By Marco Badea
Come November 24th, Romania won’t look any different than it did before November 24th. The same political disputes, the same bluffing games of quasi-electoral logic, the same flawed visions, artificial emotions and the same lack of discursive clarity will come from the great actors and decision-makers in Bucharest’s political arena.
For the sake of Romania’s democratic health, Viorica Dăncilă, the Social Democrat Party’s candidate, shouldn’t win the second round of the Presidential elections. The way things stand after the first ballot, thinking of our country’s future, both in European politics and beyond, Dăncilă will not be the preferred candidate and she will not be President.
But Viorica Dăncilă’s predictable defeat won’t be a great victory for incumbent president Klaus Iohannis, representing the National Liberal Party. If his campaign strategy would have shown more political fortitude, President Iohannis could have had a glorious win. Instead, he chose not to have a direct debate with the Social Democrats’ candidate, implying she is not an ‘appropriate” counter-candidate.
Instead of facing Dăncilă and truly defeating her in a televised debate while taking, at the same time, responsibility for naming her prime minister, Iohannis let journalists and online media fight his own fight in exposing Dăncilă’s inadequacy for the presidency.
In the end, Klaus Iohannis could have won his votes in a real fight. These votes could have been given to him enthusiastically, based on the promise of “normality” which represented the foundation of his campaign, instead of letting people vote for the lesser evil.
Instead, the President preferred to play out the card of the “battle already won” throughout the campaign, both during the first and second ballots. By avoiding a direct debate with Dăncilă, he opted out of a key democratic custom and moral duty.
Beyond the impenetrable, opaque core of Iohannis voters who will of course stay on track on November 24th, the undecided electorate’s votes will be coming towards him out of fear instead of conviction; fear of ever having to deal with a reality where Viorica Dancila is president and the Social Democrats may get a boost and get their power back.
The campaign will pass with Romanians having voted in possibly the least interesting presidential election thus far.

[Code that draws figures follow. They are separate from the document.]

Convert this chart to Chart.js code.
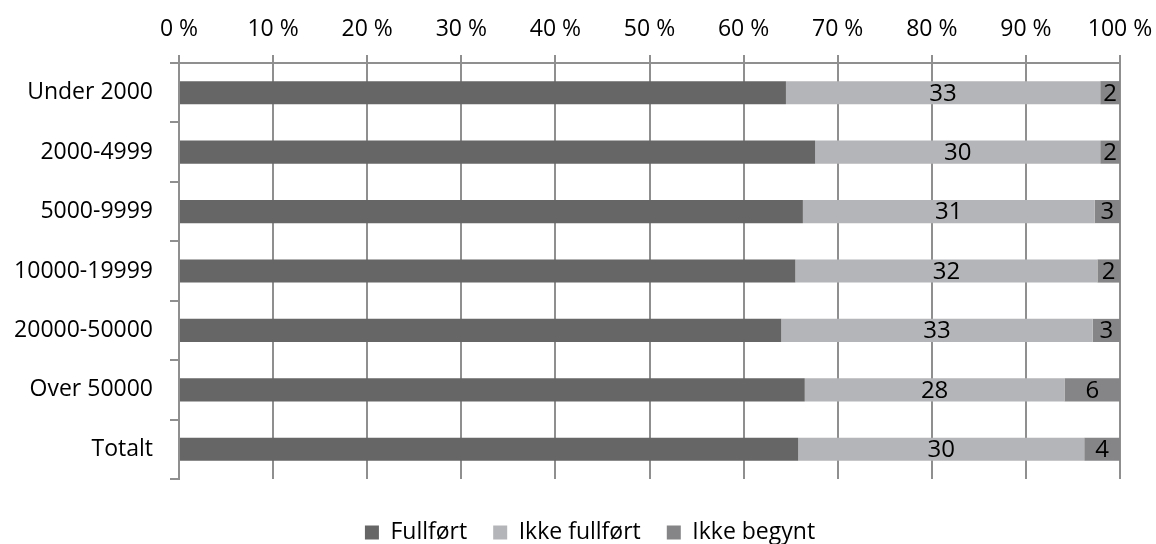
<!DOCTYPE html>
<html>
<head>
<meta charset="utf-8">
<script src="https://cdn.jsdelivr.net/npm/chart.js@4"></script>
<style>
  html, body { margin: 0; padding: 0; background: #fff; }
  #wrap { width: 1156px; height: 544px; }
</style>
</head>
<body>
<div id="wrap"><canvas id="chart" width="1156" height="544"></canvas></div>
<script>
const categories = ['Under 2000', '2000-4999', '5000-9999', '10000-19999', '20000-50000', 'Over 50000', 'Totalt'];
const fullfort = [64.5, 67.6, 66.3, 65.5, 64.0, 66.5, 65.8];
const ikkeFullfort = [33.4, 30.3, 31.0, 32.1, 33.1, 27.6, 30.4];
const ikkeBegynt = [2.1, 2.1, 2.7, 2.4, 2.9, 5.9, 3.8];
const seriesNames = ['Fullført', 'Ikke fullført', 'Ikke begynt'];
const percentTicks = [0, 10, 20, 30, 40, 50, 60, 70, 80, 90, 100];

const FONT = '"Open Sans", "Noto Sans", sans-serif';
const lineGray = '#8f8f8f';

// numbers on the two right segments
const valueLabels = {
    id: 'valueLabels',
    afterDatasetsDraw(chart) {
        const ctx = chart.ctx;
        ctx.save();
        ctx.font = '24px ' + FONT;
        ctx.fillStyle = '#000';
        ctx.textAlign = 'center';
        ctx.textBaseline = 'middle';
        [1, 2].forEach(i => {
            const meta = chart.getDatasetMeta(i);
            meta.data.forEach((bar, j) => {
                const v = chart.data.datasets[i].data[j];
                const c = bar.getCenterPoint();
                ctx.fillText(String(Math.round(v)), c.x, c.y + 1);
            });
        });
        ctx.restore();
    }
};

// blank axis used only to reserve space
const spacer = size => ({
    type: 'linear',
    display: true,
    afterFit: scale => {
        if (scale.isHorizontal()) scale.height = size;
        else scale.width = size;
    },
    ticks: { display: false },
    grid: { display: false },
    border: { display: false }
});

new Chart(document.getElementById('chart').getContext('2d'), {
    type: 'bar',
    data: {
        labels: categories,
        datasets: [
            { label: seriesNames[0], data: fullfort, backgroundColor: '#666666' },
            { label: seriesNames[1], data: ikkeFullfort, backgroundColor: '#b4b5b8' },
            { label: seriesNames[2], data: ikkeBegynt, backgroundColor: '#858587' }
        ]
    },
    options: {
        indexAxis: 'y',
        responsive: false,
        animation: false,
        barPercentage: 0.39,
        categoryPercentage: 1,
        layout: { padding: { left: 0, right: -24, top: 0, bottom: -10 } },
        plugins: {
            tooltip: { enabled: false },
            legend: {
                position: 'bottom',
                labels: {
                    boxWidth: 14,
                    boxHeight: 14,
                    padding: 26,
                    color: '#000',
                    font: { family: FONT, size: 23 }
                }
            }
        },
        scales: {
            x: {
                position: 'top',
                stacked: true,
                min: 0,
                max: 100,
                afterBuildTicks: scale => {
                    scale.ticks = percentTicks.map(v => ({ value: v }));
                },
                afterFit: scale => {
                    scale.height = 63;
                    scale.paddingLeft = 0;
                    scale.paddingRight = 0;
                },
                ticks: {
                    padding: 12,
                    color: '#000',
                    font: { family: FONT, size: 23 },
                    callback: v => v + ' %'
                },
                grid: { color: lineGray, lineWidth: 2, tickLength: 8 },
                border: { color: lineGray, width: 2 }
            },
            y: {
                stacked: true,
                afterFit: scale => { scale.width = 179; },
                ticks: {
                    padding: 17,
                    color: '#000',
                    font: { family: FONT, size: 23 }
                },
                grid: { drawOnChartArea: false, color: lineGray, lineWidth: 2, tickLength: 9 },
                border: { color: lineGray, width: 2 }
            },
            yRight: Object.assign(spacer(60), { position: 'right' }),
            xBottom: Object.assign(spacer(16), { position: 'bottom' })
        }
    },
    plugins: [valueLabels]
});
</script>
</body>
</html>
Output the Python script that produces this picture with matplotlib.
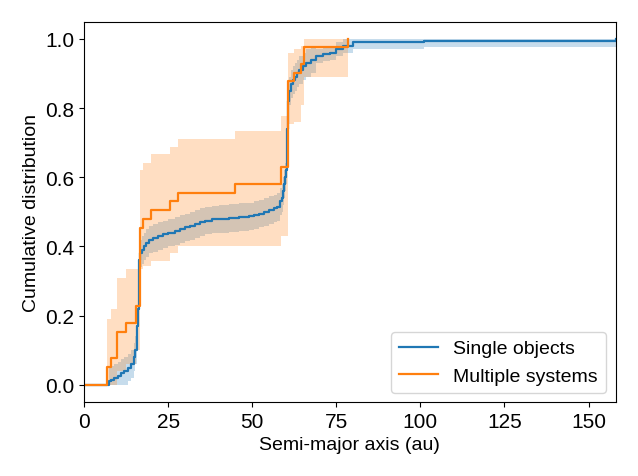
import numpy as np
import matplotlib
matplotlib.use("Agg")
import matplotlib.pyplot as plt
from matplotlib.ticker import MultipleLocator

plt.rcParams['font.family'] = ['Liberation Sans', 'DejaVu Sans']
plt.rcParams['font.size'] = 15

# Single objects: cumulative distribution with band
single_a = [0, 6.7, 7.5, 8, 9, 10, 11, 12, 13, 14, 14.8, 15.3, 15.6, 15.8, 16.0, 16.2, 16.4,
            16.7, 17.2, 17.8, 18.5, 19.3, 20.5, 22, 23.5, 25, 27, 28.5, 30, 31.5, 33, 34.5, 36,
            38, 40, 43, 46, 49, 50.5, 52, 53.5, 55, 56.5, 57.5, 58.3, 58.8, 59.2, 59.5, 59.8,
            60.0, 60.3, 60.6, 61.0, 61.5, 62, 62.7, 63.3, 64, 65, 66, 67.5, 69, 71, 73, 75,
            77, 80, 101, 158]
single_cdf = [0, 0.0, 0.01, 0.015, 0.02, 0.025, 0.035, 0.04, 0.05, 0.06, 0.08, 0.10, 0.13,
              0.17, 0.22, 0.30, 0.36, 0.38, 0.39, 0.40, 0.41, 0.42, 0.425, 0.43, 0.435, 0.44,
              0.445, 0.45, 0.455, 0.46, 0.465, 0.47, 0.475, 0.478, 0.48, 0.482, 0.485, 0.487,
              0.49, 0.495, 0.50, 0.505, 0.51, 0.515, 0.53, 0.54, 0.56, 0.58, 0.60, 0.62, 0.74,
              0.82, 0.85, 0.87, 0.88, 0.89, 0.90, 0.91, 0.92, 0.93, 0.94, 0.95, 0.955, 0.96,
              0.97, 0.98, 0.99, 0.995, 1.0]
single_err = [0.0, 0.0] + [0.04 if v < 0.95 else 0.02 for v in single_cdf[2:]]
single_lo = [max(0.0, v - e) for v, e in zip(single_cdf, single_err)]
single_hi = [min(1.0, v + e) for v, e in zip(single_cdf, single_err)]

# Multiple systems
multi_a = [0, 6.7, 7.9, 9.9, 12.5, 15.4, 16.5, 17.5, 19.8, 25.7, 28.0, 44.8, 58.6, 60.6, 62.5,
           64.5, 65.3, 78.5]
multi_cdf = [0, 0.053, 0.078, 0.153, 0.178, 0.228, 0.454, 0.48, 0.505, 0.53, 0.555, 0.58, 0.63,
             0.877, 0.902, 0.926, 0.977, 1.0]
multi_lo = [0, 0.0, 0.0, 0.04, 0.06, 0.10, 0.335, 0.345, 0.357, 0.38, 0.40, 0.40, 0.43, 0.754,
            0.76, 0.81, 0.89, 0.89]
multi_hi = [0, 0.19, 0.22, 0.308, 0.335, 0.335, 0.62, 0.64, 0.666, 0.688, 0.71, 0.733, 0.777,
            0.96, 0.97, 0.98, 1.0, 1.0]

fig, ax = plt.subplots(figsize=(6.38, 4.77), dpi=100)

ax.fill_between(single_a, single_lo, single_hi, step='post', color='C0', alpha=0.25, lw=0)
ax.step(single_a, single_cdf, where='post', color='C0', lw=1.6, label='Single objects')
ax.fill_between(multi_a, multi_lo, multi_hi, step='post', color='C1', alpha=0.25, lw=0)
ax.step(multi_a, multi_cdf, where='post', color='C1', lw=1.6, label='Multiple systems')

ax.set_xlim(0, 158)
ax.set_ylim(-0.05, 1.05)
ax.xaxis.set_major_locator(MultipleLocator(25))
ax.set_xlabel('Semi-major axis (au)', fontsize=14)
ax.set_ylabel('Cumulative distribution', fontsize=14)
ax.legend(loc='lower right', fontsize=14)

plt.tight_layout()
plt.savefig('out.png')
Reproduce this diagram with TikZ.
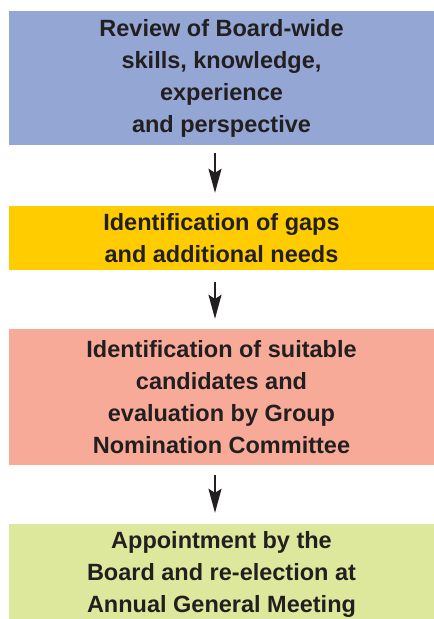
\documentclass[tikz,border=0pt]{standalone}
\usepackage{fontspec}
\setmainfont{Liberation Sans}
\usetikzlibrary{arrows.meta}
\definecolor{stepblue}{RGB}{147,166,212}
\definecolor{stepyellow}{RGB}{255,204,0}
\definecolor{stepsalmon}{RGB}{247,170,152}
\definecolor{stepgreen}{RGB}{222,232,156}
\definecolor{inkdark}{RGB}{35,31,32}
\begin{document}
\begin{tikzpicture}[x=1pt,y=-1pt,
  stepbox/.style={draw=none, inner sep=0pt, minimum width=425pt,
    align=center, text=inkdark,
    font=\bfseries\fontsize{23.5}{32}\selectfont},
  flow/.style={draw=inkdark, line width=1.8pt,
    -{Stealth[length=24pt,width=13pt,inset=4pt]}}
]
\useasboundingbox (0,0) rectangle (434,619);

% process steps, top to bottom
\node[stepbox, fill=stepblue, minimum height=134pt] (review) at (221.5,78)
  {Review of Board-wide\\skills, knowledge,\\experience\\and perspective};
\node[stepbox, fill=stepyellow, minimum height=64pt] (gaps) at (221.5,238)
  {Identification of gaps\\and additional needs};
\node[stepbox, fill=stepsalmon, minimum height=136pt] (cand) at (221.5,397)
  {Identification of suitable\\candidates and\\evaluation by Group\\Nomination Committee};
\node[stepbox, fill=stepgreen, minimum height=100pt] (appoint) at (221.5,574)
  {Appointment by the\\Board and re-election at\\Annual General Meeting};

% connectors between steps
\draw[flow, shorten <=8pt, shorten >=13pt]
  ([xshift=-6.5pt]review.south) -- ([xshift=-6.5pt]gaps.north);
\draw[flow, shorten <=12pt, shorten >=10pt]
  ([xshift=-6.5pt]gaps.south) -- ([xshift=-6.5pt]cand.north);
\draw[flow, shorten <=10pt, shorten >=11pt]
  ([xshift=-6.5pt]cand.south) -- ([xshift=-6.5pt]appoint.north);
\end{tikzpicture}
\end{document}
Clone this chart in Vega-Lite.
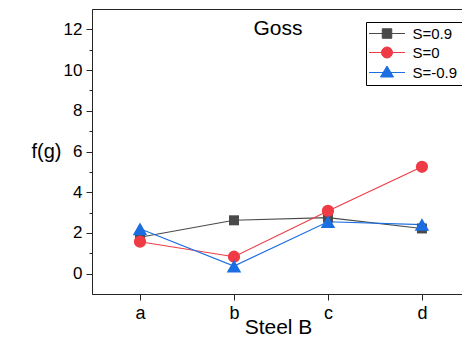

We will stop thinking about the institution of the President for a while and go back to our daily dissatisfaction, remembering that this is the country where a bear lies in agony for 18 hours on the road while the authorities are absent and people take selfies. Remembering that this is a country where Roma students have school breaks at different intervals than the rest of the children in a certain part of Romania. A country where we still vote with our wallets and stomachs instead of our hearts and brains.
Post-November 24, Romania should be the Romania that gives us a clear vision for our children’s futures and our own. If we don’t have a vision, if we don’t have it projected in front of our eyes, then we must roll up our sleeves and build it. And we have to do this where we stand, at the grassroots level.